At the end of her aimless night out Florence has been
arrested for drunken disorderliness along with a bunch of acquaintances, and
when her identity as the wife of the local corrupt captain of industry (whose
ultimate fate has not yet been discovered) is determined by the police she is
immediately released. She makes her way to the car that has been sent to
retrieve her, and as she gets in she catches her own reflection, barely
perceptible in the deep black of the vehicle’s finish, and offers a
self-assessment: “I look awful. I’m mad.” (Moreau is marvelous without question in this picture.) That reflection peers back with a
faint ghostliness courtesy of Decae that registers more chilling than ever as seen
in this restored version, and though her demeanor remains placid in the moment,
there’s a feeling that we’re seeing the first, tiniest crack in a beautifully
modulated façade, that to take her at her word here would be justified.

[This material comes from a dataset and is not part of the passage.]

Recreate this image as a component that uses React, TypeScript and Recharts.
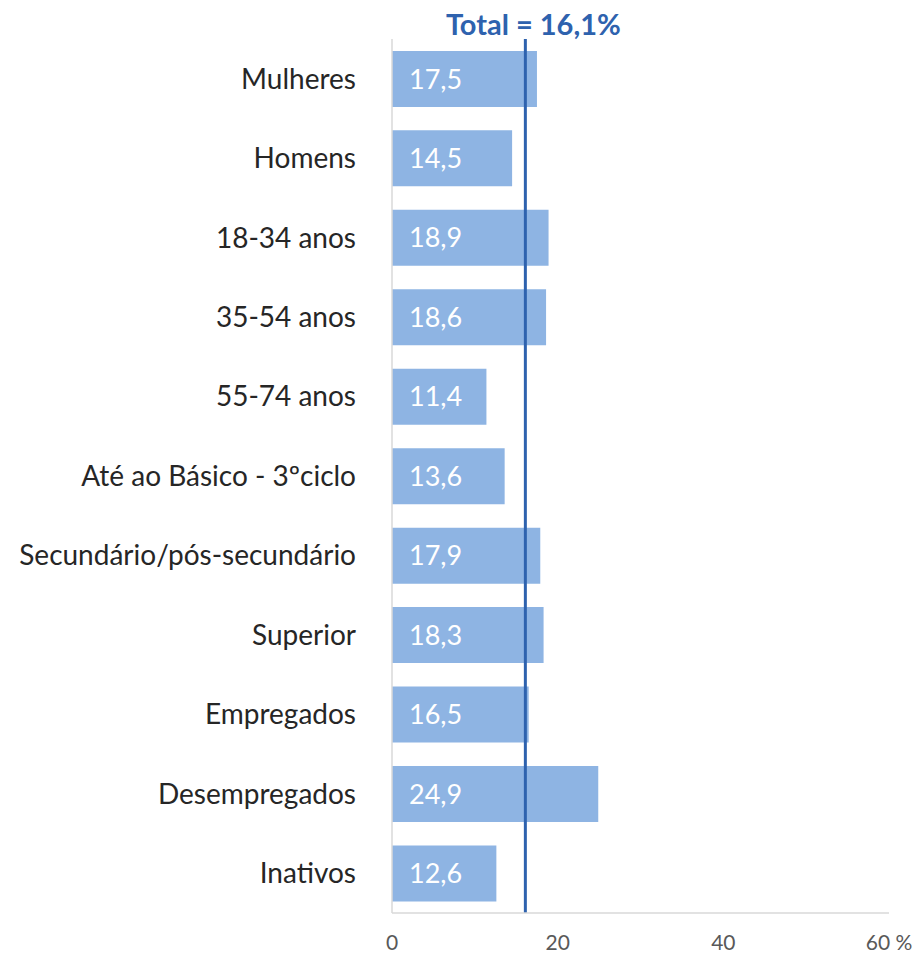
import React from "react";
import { BarChart, Bar, XAxis, YAxis, ReferenceLine, LabelList } from "recharts";

const categories = [
  "Mulheres",
  "Homens",
  "18-34 anos",
  "35-54 anos",
  "55-74 anos",
  "Até ao Básico - 3ºciclo",
  "Secundário/pós-secundário",
  "Superior",
  "Empregados",
  "Desempregados",
  "Inativos",
];
const values = [17.5, 14.5, 18.9, 18.6, 11.4, 13.6, 17.9, 18.3, 16.5, 24.9, 12.6];
const xTicks = [0, 20, 40, 60];
const totalValue = 16.1;

const data = categories.map((c, i) => ({ name: c, value: values[i] }));

const FONT = "Lato, 'Open Sans', sans-serif";

export default function App() {
  return (
    <div style={{ position: "absolute", left: 0, top: 0, width: 924, height: 953, background: "#fff" }}>
      <BarChart
        width={924}
        height={953}
        data={data}
        layout="vertical"
        margin={{ top: 39, right: 35, bottom: 0, left: 0 }}
        barCategoryGap="15%"
      >
        <XAxis
          type="number"
          domain={[0, 60]}
          ticks={xTicks}
          interval={0}
          height={40}
          tickLine={false}
          tickMargin={16}
          axisLine={{ stroke: "#D9D9D9", strokeWidth: 1.5 }}
          tick={{ fontSize: 21, fill: "#595959", fontFamily: FONT }}
          tickFormatter={(v: number) => (v === 60 ? "60 %" : String(v))}
        />
        <YAxis
          type="category"
          dataKey="name"
          width={392}
          tickLine={false}
          tickMargin={30}
          axisLine={{ stroke: "#D9D9D9", strokeWidth: 1.5 }}
          tick={{ fontSize: 28, fill: "#262626", fontFamily: FONT }}
          interval={0}
        />
        <Bar dataKey="value" fill="#8EB4E3" isAnimationActive={false}>
          <LabelList
            dataKey="value"
            position="insideLeft"
            offset={17}
            formatter={(v: number) => v.toFixed(1).replace(".", ",")}
            style={{ fill: "#FFFFFF", fontSize: 27, fontFamily: FONT }}
          />
        </Bar>
        <ReferenceLine
          x={totalValue}
          stroke="#2E62AE"
          strokeWidth={3}
          ifOverflow="extendDomain"
          label={{
            value: "Total = 16,1%",
            position: "top",
            offset: 4,
            dx: 8,
            fill: "#2E62AE",
            fontSize: 29,
            fontWeight: "bold",
            fontFamily: FONT,
          }}
        />
      </BarChart>
    </div>
  );
}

Elevator to the Gallows is much more
classically structured than Godard’s stutter-stop pop culture projectile, but
looking back it’s hard not to imagine Malle having a strong sense that the
fascination with American forms that characterized his fellow French filmmakers
and critics, a fascination in which his own movie is drenched, would soon break
out and find itself splintered and reflected in new forms, new ideas, new directions,
which would, in their greatest expressions, lead to new truths. As it stands shimmering
on the border between traditional and a more radical, unfamiliar film language,
Elevator to the Gallows looks better,
more prescient than ever from a distance of 58 years.